Créée en 2010 à l'initiative notamment du Brésilien Lula, la Celac est un forum de dialogue et de coopération, nullement un organe d'intégration régionale aux délibérations contraignantes. Sur la durée, sa voix a peiné à être unie ou à peser, encore à ce jour dans des crises du continent, comme au Pérou.
A fortiori lorsque des acteurs majeurs comme le Brésil en sortent, comme cela a été le cas depuis 2020 quand l'ex-président d'extrême-droite Jair Bolsonaro dénonçait la complaisance, ou pire, de la Celac avec des régimes "non-démocratiques", tels Cuba, Venezuela, Nicaragua.
Le président cubain Miguel Diaz-Canel était présent à Buenos Aires, pas le Vénézuélien Nicolas Maduro ni le Nicaraguayen Daniel Ortega.
Autre absent notable: Andrés Manuel López Obrador, président (de gauche) du Mexique, deuxième économie d'Amérique latine, hôte en 2021 du dernier sommet de la Celac.
- Pour Brasilia: l'Amérique latine, et au-delà -
"L'Amérique latine est en faillite du point de vue institutionnel (...) Elle n'a pas réussi à s'insérer collectivement dans le monde", diagnostiquait pour l'AFP Ignacio Bartesaghi, expert en Relations internationales et intégration régionale de l'Université catholique d'Uruguay. Certains régimes au sein de l'organisation ne se reconnaissent même pas.
A tout le moins, la Celac "reste un espace vaste et hétérogène de pays d'Amérique latine à partir duquel des agendas minimaux ou d'intérêt commun pour la région peuvent s'établir", convient Bernabé Malacalza, chercheur en Relations internationales au Centre national de recherche argentin Conicet.
Le sommet de Buenos Aires, en présence de Lula réélu, scelle le retour du Brésil à la Celac, et dans l'arène diplomatique régionale, pour la première sortie internationale du chef de l'Etat brésilien de 77 ans. Dernier en date d'une "vague rose" depuis trois-quatre ans en Amérique latine, avec le retour aux affaires de gouvernements de gauche ou centre-gauche.
Et la Celac reste l'interlocuteur de la Chine, ou de l'UE, pour négocier avec la région des agendas de coopération. Mais le dernier sommet UE-Celac remonte à 2018... même si les deux parties se sont engagées fin 2022, au niveau ministériel, à viser un sommet bi-régional en 2023, où l'Espagne aura la présidence de l'UE au 2e semestre.
De fait, le retour de Lula pourrait donner un coup de fouet à certaines relations ou dossiers , tels l'accord de libre-échange UE-Mercosur (Brésil, Argentine, Uruguay, Paraguay), finalisé en 2019 mais jamais ratifié, en raison notamment d'inquiétudes sur la politique environnementale de Bolsonaro.
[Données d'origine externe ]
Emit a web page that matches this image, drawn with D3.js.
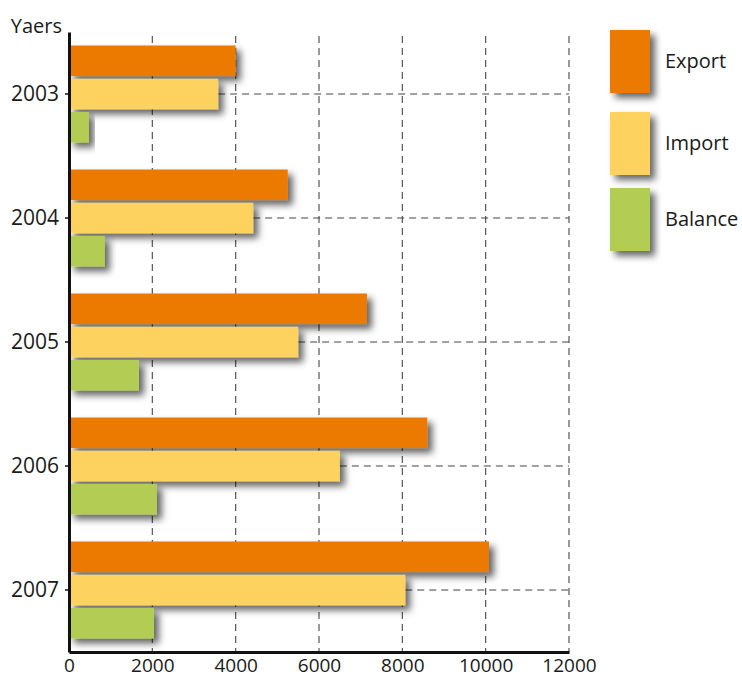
<!DOCTYPE html>
<html>
<head>
<meta charset="utf-8">
<script src="https://cdn.jsdelivr.net/npm/d3@7/dist/d3.min.js"></script>
<style>
  html, body { margin: 0; padding: 0; background: #fff; }
  svg { display: block; }
  text { font-family: "Open Sans", "DejaVu Sans", sans-serif; fill: #1a1a1a; }
</style>
</head>
<body>
<svg id="chart" width="742" height="682"></svg>
<script>
// Trade figures per year
const years = ["2003", "2004", "2005", "2006", "2007"];
const seriesNames = ["Export", "Import", "Balance"];
const exportValues = [4000, 5250, 7150, 8600, 10080];
const importValues = [3580, 4420, 5500, 6500, 8070];
const balanceValues = [480, 860, 1680, 2110, 2040];
const xTicks = [0, 2000, 4000, 6000, 8000, 10000, 12000];
const seriesColors = ["#ED7A00", "#FED25F", "#B3CC52"];

const svg = d3.select("#chart");

// Soft drop shadow used by bars and legend swatches
const defs = svg.append("defs");
const shadow = defs.append("filter").attr("id", "shadow")
  .attr("x", "-20%").attr("y", "-40%").attr("width", "150%").attr("height", "200%");
shadow.append("feDropShadow")
  .attr("dx", 5).attr("dy", 5).attr("stdDeviation", 3.5)
  .attr("flood-color", "#000").attr("flood-opacity", 0.6);

const plotLeft = 69, plotRight = 569, plotTop = 32, plotBottom = 652;

const x = d3.scaleLinear().domain([0, 12000]).range([plotLeft, plotRight]);
const y = d3.scaleBand().domain(years).range([plotTop, plotBottom]).padding(0);
const inner = d3.scaleBand().domain(seriesNames)
  .range([y.bandwidth() / 2 - 48.5, y.bandwidth() / 2 + 48.5])
  .paddingInner(0.08);

const rows = years.map((yr, i) => ({
  year: yr,
  values: [exportValues[i], importValues[i], balanceValues[i]]
}));

// Vertical dashed grid lines
svg.append("g").selectAll("line")
  .data(xTicks.slice(1))
  .join("line")
  .attr("x1", d => x(d)).attr("x2", d => x(d))
  .attr("y1", plotTop + 4).attr("y2", plotBottom)
  .attr("stroke", "#555").attr("stroke-width", 1.2)
  .attr("stroke-dasharray", "7,5");

// Horizontal dashed guides at each Import bar, from its end to the right edge
svg.append("g").selectAll("line")
  .data(rows)
  .join("line")
  .attr("x1", d => x(d.values[1]))
  .attr("x2", plotRight)
  .attr("y1", d => y(d.year) + inner("Import") + inner.bandwidth() / 2)
  .attr("y2", d => y(d.year) + inner("Import") + inner.bandwidth() / 2)
  .attr("stroke", "#444").attr("stroke-width", 1.2)
  .attr("stroke-dasharray", "7,5");

// Bars
const groups = svg.append("g").selectAll("g")
  .data(rows)
  .join("g")
  .attr("transform", d => `translate(0,${y(d.year)})`);

groups.selectAll("rect")
  .data(d => d.values.map((v, j) => ({ name: seriesNames[j], value: v, color: seriesColors[j] })))
  .join("rect")
  .attr("x", x(0))
  .attr("y", d => inner(d.name))
  .attr("width", d => x(d.value) - x(0))
  .attr("height", inner.bandwidth())
  .attr("fill", d => d.color)
  .attr("filter", "url(#shadow)");

// Axes
const xAxis = d3.axisBottom(x).tickValues(xTicks).tickSize(0).tickSizeOuter(0)
  .tickPadding(7).tickFormat(d3.format("d"));
const gx = svg.append("g").attr("transform", `translate(0,${plotBottom})`).call(xAxis);
gx.select(".domain").attr("stroke", "#111").attr("stroke-width", 3);
gx.selectAll(".tick text").style("font-size", "19px").attr("fill", "#1a1a1a")
  .style("font-family", "'Open Sans', sans-serif");

const yAxis = d3.axisLeft(y).tickSize(4).tickSizeOuter(0).tickPadding(6);
const gy = svg.append("g").attr("transform", `translate(${plotLeft},0)`).call(yAxis);
gy.select(".domain").attr("stroke", "#111").attr("stroke-width", 3);
gy.selectAll(".tick line").attr("stroke", "#111").attr("stroke-width", 1.5);
gy.selectAll(".tick text").style("font-size", "21px").attr("fill", "#1a1a1a")
  .style("font-family", "'Open Sans', sans-serif");

// Axis title
svg.append("text")
  .attr("x", 62).attr("y", 33)
  .attr("text-anchor", "end")
  .style("font-size", "20px")
  .text("Yaers");

// Legend
const legend = svg.append("g").selectAll("g")
  .data(seriesNames)
  .join("g")
  .attr("transform", (d, i) => `translate(610,${[30, 112, 188][i]})`);

legend.append("rect")
  .attr("width", 40).attr("height", 63)
  .attr("fill", (d, i) => seriesColors[i])
  .attr("filter", "url(#shadow)");

legend.append("text")
  .attr("x", 55).attr("y", 33)
  .attr("dominant-baseline", "middle")
  .style("font-size", "20px")
  .text(d => d);
</script>
</body>
</html>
Le camp Lula a indiqué sa volonté de reprendre les contacts.
"Nous allons reconstruire le Mercosur !" a aussi lancé Lula lundi, en référence à cette union douanière, qui s'est déchirée en 2022 sur un traité de libre-échange avec la Chine. "Nous allons recréer l'Unasur !" a-t-il promis en référence à la moribonde Union des nations sud-américaines créée en 2008 à son initiative et celle du Vénézuelien Hugo Chavez.
Mais au-delà du voisinage auquel Lula se devait de donner préséance à Buenos Aires, le chef de la diplomatie brésilienne a rappelé récemment que dans l'objectif de Brasilia de "reconstruire des ponts", l'Amérique latine a "le même degré d'importance et de priorité" qu'Etats-Unis, Chine et Europe. Les prochains voyages à l'agenda de Lula: Washington le 10 février, et Chine "après mars".